Morissette moved the business, known for its down-home food, to the interstate in 1971.Though she sold it in 1987, the Purple Cow was still known for pancakes, burgers and homemade ice cream until January 2011, when it sold again. The present owners reopened it as The Golden Bridge, a Chinese restaurant.
Long before the Purple Cow, however, Lammers Trading Post opened in 1916 at 403 N. Center Avenue in Hardin — the same location it can be found today. At one time or another, the original, two-story wood frame building housed a cobbler’s shop, mortuary, theater, school and even a courthouse.
When Benjamin “B.J.” Lammers (great-great grandfather to Gayle, who currently runs the trading post) started the business, the “mercantile” specialized in pot-belly stoves, furniture and furs, which were shipped to furriers in Chicago and New York. The store’s inventory quickly expanded to include everything from wash boards to tepees, wagon parts to clothes and dishes.

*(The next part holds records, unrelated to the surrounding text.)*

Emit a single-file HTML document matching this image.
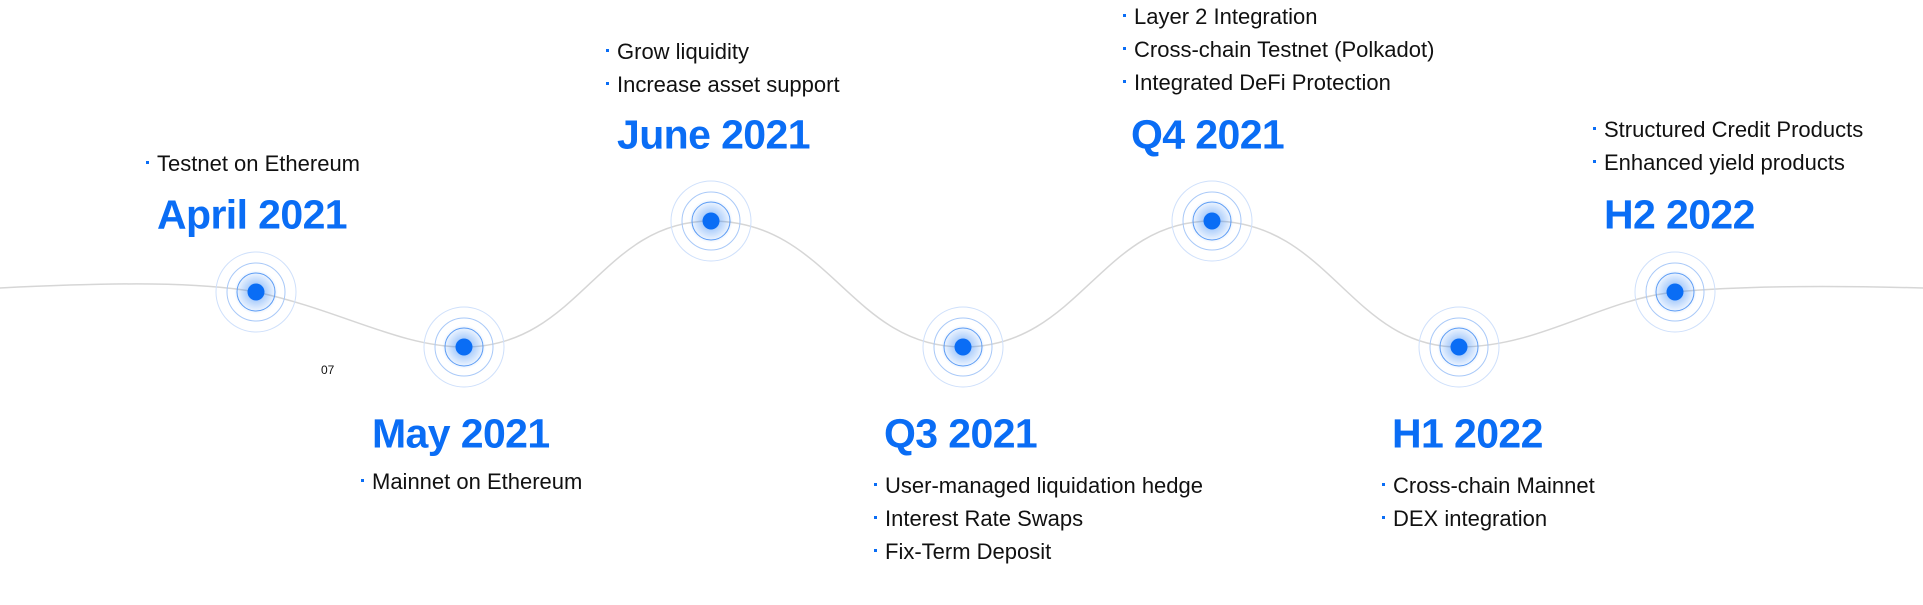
<!DOCTYPE html>
<html><head><meta charset="utf-8"><style>
body{margin:0;width:1923px;height:605px;background:#fff;position:relative;overflow:hidden;font-family:"Liberation Sans",sans-serif;}
.t{position:absolute;transform:translateY(-50%);white-space:nowrap;}
.h{font-size:41px;font-weight:bold;color:#0a6df5;letter-spacing:-0.6px;}
.b{font-size:22px;color:#111;}
.b:before{content:"";position:absolute;left:-11px;top:50%;width:3px;height:3px;background:#0a6df5;margin-top:-3px;}
</style></head><body>
<svg width="1923" height="605" style="position:absolute;left:0;top:0">
<defs><radialGradient id="g"><stop offset="0.35" stop-color="#0a6df5" stop-opacity="0.35"/><stop offset="1" stop-color="#0a6df5" stop-opacity="0"/></radialGradient></defs>
<path d="M0,288 C120,282 200,282 256,292 C340,310 400,347 464,347 C580,347 600,221 711,221 C830,221 850,347 963,347 C1080,347 1100,221 1212,221 C1330,221 1350,347 1459,347 C1540,347 1600,300 1675,292 C1750,285 1850,286 1923,288" fill="none" stroke="#d6d6d6" stroke-width="1.5"/>
<g fill="none">
<g transform="translate(256,292)"><circle r="40" stroke="#cfe0fb"/><circle r="29" stroke="#a9c9f8"/><circle r="22" fill="url(#g)"/><circle r="19" stroke="#5c9cf5"/><circle r="8.5" fill="#0a6df5"/></g>
<g transform="translate(464,347)"><circle r="40" stroke="#cfe0fb"/><circle r="29" stroke="#a9c9f8"/><circle r="22" fill="url(#g)"/><circle r="19" stroke="#5c9cf5"/><circle r="8.5" fill="#0a6df5"/></g>
<g transform="translate(711,221)"><circle r="40" stroke="#cfe0fb"/><circle r="29" stroke="#a9c9f8"/><circle r="22" fill="url(#g)"/><circle r="19" stroke="#5c9cf5"/><circle r="8.5" fill="#0a6df5"/></g>
<g transform="translate(963,347)"><circle r="40" stroke="#cfe0fb"/><circle r="29" stroke="#a9c9f8"/><circle r="22" fill="url(#g)"/><circle r="19" stroke="#5c9cf5"/><circle r="8.5" fill="#0a6df5"/></g>
<g transform="translate(1212,221)"><circle r="40" stroke="#cfe0fb"/><circle r="29" stroke="#a9c9f8"/><circle r="22" fill="url(#g)"/><circle r="19" stroke="#5c9cf5"/><circle r="8.5" fill="#0a6df5"/></g>
<g transform="translate(1459,347)"><circle r="40" stroke="#cfe0fb"/><circle r="29" stroke="#a9c9f8"/><circle r="22" fill="url(#g)"/><circle r="19" stroke="#5c9cf5"/><circle r="8.5" fill="#0a6df5"/></g>
<g transform="translate(1675,292)"><circle r="40" stroke="#cfe0fb"/><circle r="29" stroke="#a9c9f8"/><circle r="22" fill="url(#g)"/><circle r="19" stroke="#5c9cf5"/><circle r="8.5" fill="#0a6df5"/></g>
</g>
</svg>
<div class="t b" style="left:157px;top:164px">Testnet on Ethereum</div>
<div class="t h" style="left:157px;top:215px">April 2021</div>
<div class="t h" style="left:372px;top:434px">May 2021</div>
<div class="t b" style="left:372px;top:482px">Mainnet on Ethereum</div>
<div class="t b" style="left:617px;top:52px">Grow liquidity</div>
<div class="t b" style="left:617px;top:85px">Increase asset support</div>
<div class="t h" style="left:617px;top:135px">June 2021</div>
<div class="t h" style="left:884px;top:434px">Q3 2021</div>
<div class="t b" style="left:885px;top:486px">User-managed liquidation hedge</div>
<div class="t b" style="left:885px;top:519px">Interest Rate Swaps</div>
<div class="t b" style="left:885px;top:552px">Fix-Term Deposit</div>
<div class="t b" style="left:1134px;top:17px">Layer 2 Integration</div>
<div class="t b" style="left:1134px;top:50px">Cross-chain Testnet (Polkadot)</div>
<div class="t b" style="left:1134px;top:83px">Integrated DeFi Protection</div>
<div class="t h" style="left:1131px;top:135px">Q4 2021</div>
<div class="t h" style="left:1392px;top:434px">H1 2022</div>
<div class="t b" style="left:1393px;top:486px">Cross-chain Mainnet</div>
<div class="t b" style="left:1393px;top:519px">DEX integration</div>
<div class="t b" style="left:1604px;top:130px">Structured Credit Products</div>
<div class="t b" style="left:1604px;top:163px">Enhanced yield products</div>
<div class="t h" style="left:1604px;top:215px">H2 2022</div>
<div class="t" style="left:321px;top:370px;font-size:12px;color:#111">07</div>
</body></html>
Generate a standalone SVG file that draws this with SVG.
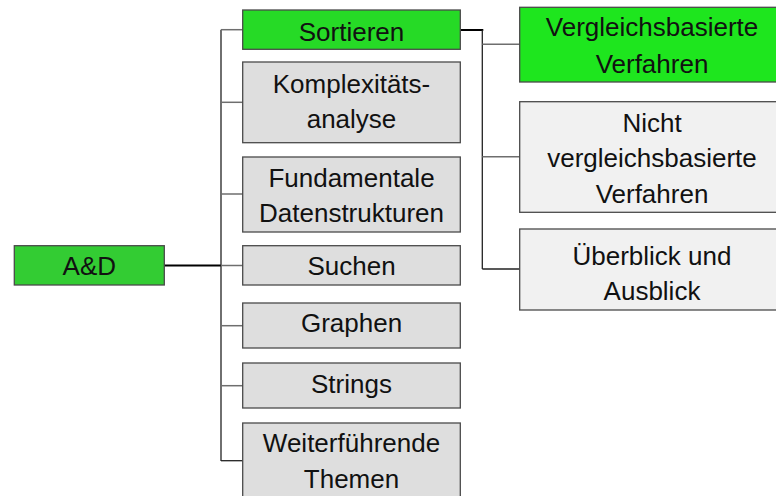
<svg xmlns="http://www.w3.org/2000/svg" width="776" height="496" viewBox="0 0 776 496">
<style>
  text { font-family: "Liberation Sans", Arial, sans-serif; font-size: 26px; fill: #111; text-anchor: middle; }
  .box { stroke: #4a4a4a; stroke-width: 1.3; }
  .g1 { fill: #dedede; }
  .g2 { fill: #f1f1f1; }
  .root { fill: #33cc33; }
  .sel { fill: #26da26; }
  .sel2 { fill: #1ee61e; }
  .trunk { stroke: #222; stroke-width: 1.3; fill: none; }
  .main { stroke: #000; stroke-width: 2; fill: none; }
  .branch { stroke: #6e6e6e; stroke-width: 1.5; fill: none; }
</style>
<rect width="776" height="496" fill="#fff"/>
<g id="connectors">
  <line class="main" x1="164" y1="265.5" x2="221" y2="265.5"/>
  <line class="trunk" x1="221" y1="29.7" x2="221" y2="461"/>
  <line class="branch" x1="221" y1="29.7" x2="243" y2="29.7"/>
  <line class="branch" x1="221" y1="102.3" x2="243" y2="102.3"/>
  <line class="branch" x1="221" y1="194" x2="243" y2="194"/>
  <line class="branch" x1="221" y1="265.5" x2="243" y2="265.5"/>
  <line class="branch" x1="221" y1="325.7" x2="243" y2="325.7"/>
  <line class="branch" x1="221" y1="385.7" x2="243" y2="385.7"/>
  <line class="trunk" x1="221" y1="460.7" x2="243" y2="460.7"/>
  <polyline class="main" points="460,30 482.3,30 482.3,31"/>
  <line class="trunk" x1="482.3" y1="30" x2="482.3" y2="269"/>
  <line class="branch" x1="482.3" y1="44.3" x2="520" y2="44.3"/>
  <line class="branch" x1="482.3" y1="156.7" x2="520" y2="156.7"/>
  <line class="trunk" x1="482.3" y1="269" x2="520" y2="269"/>
</g>
<g id="n-ad">
  <rect class="box root" x="14.3" y="245.7" width="150" height="39.3"/>
  <text x="89.3" y="275">A&amp;D</text>
</g>
<g id="n-sortieren">
  <rect class="box sel" x="242.7" y="10" width="217.6" height="39.3"/>
  <text x="351.5" y="40.7">Sortieren</text>
</g>
<g id="n-komplex">
  <rect class="box g1" x="242.7" y="62" width="217.6" height="80.7"/>
  <text x="351.5" y="92.7">Komplexitäts-</text>
  <text x="351.5" y="128.3">analyse</text>
</g>
<g id="n-fund">
  <rect class="box g1" x="242.7" y="157" width="217.6" height="75"/>
  <text x="351.5" y="186.7">Fundamentale</text>
  <text x="351.5" y="222.3">Datenstrukturen</text>
</g>
<g id="n-suchen">
  <rect class="box g1" x="242.7" y="245.7" width="217.6" height="39.3"/>
  <text x="351.5" y="275">Suchen</text>
</g>
<g id="n-graphen">
  <rect class="box g1" x="242.7" y="303" width="217.6" height="45"/>
  <text x="351.5" y="332.3">Graphen</text>
</g>
<g id="n-strings">
  <rect class="box g1" x="242.7" y="363" width="217.6" height="45"/>
  <text x="351.5" y="392.7">Strings</text>
</g>
<g id="n-weiter">
  <rect class="box g1" x="242.7" y="423" width="217.6" height="80"/>
  <text x="351.5" y="452.3">Weiterführende</text>
  <text x="351.5" y="488.3">Themen</text>
</g>
<g id="n-vergl">
  <rect class="box sel2" x="519.7" y="7.3" width="270" height="74.7"/>
  <text x="652" y="36">Vergleichsbasierte</text>
  <text x="652" y="72.7">Verfahren</text>
</g>
<g id="n-nicht">
  <rect class="box g2" x="519.7" y="101.7" width="270" height="110.6"/>
  <text x="652" y="131.7">Nicht</text>
  <text x="652" y="166.7">vergleichsbasierte</text>
  <text x="652" y="202.7">Verfahren</text>
</g>
<g id="n-ueber">
  <rect class="box g2" x="519.7" y="229" width="270" height="81"/>
  <text x="652" y="265">Überblick und</text>
  <text x="652" y="300">Ausblick</text>
</g>
</svg>
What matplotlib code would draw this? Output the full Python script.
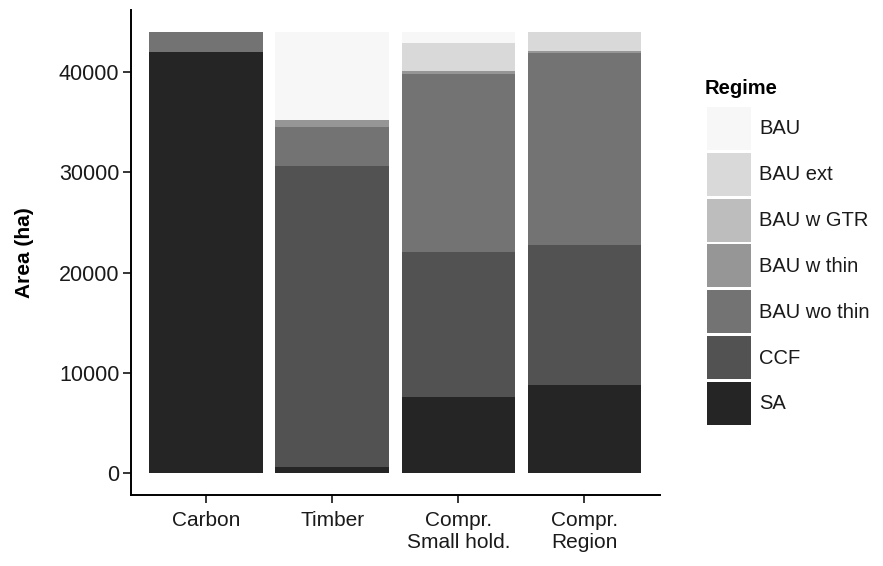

When the main store burned down in the mid-1950s, the Lammers kept the business alive in an attached building at the back. Today, shoppers are greeted by a rack of well-worn saddles, a selection of colorful beads and a wall of rifles – just to mention a small fraction of what can be purchased at the trading post – in a new, steel-sided structure built in 1999.
“I ship stuff overseas,” says Gayle. “A lot to Germany. They have their own pow wows.”
Besides western regalia, Gayle has been selling quite a few colorful wake boards lately. The boards are essentially small “surf” boards used to ride the wake behind big boats on Bighorn Lake Reservoir, he says.
The historic Lammers Trading Post also doubles as a pawn shop -- or, as Gayle describes it, more of a storage facility. “We hold everything for a year,” he explains. “Ninety percent comes from the tribe. When the powwow comes up the next year, you come and get your stuff. It’s cheaper than storage.”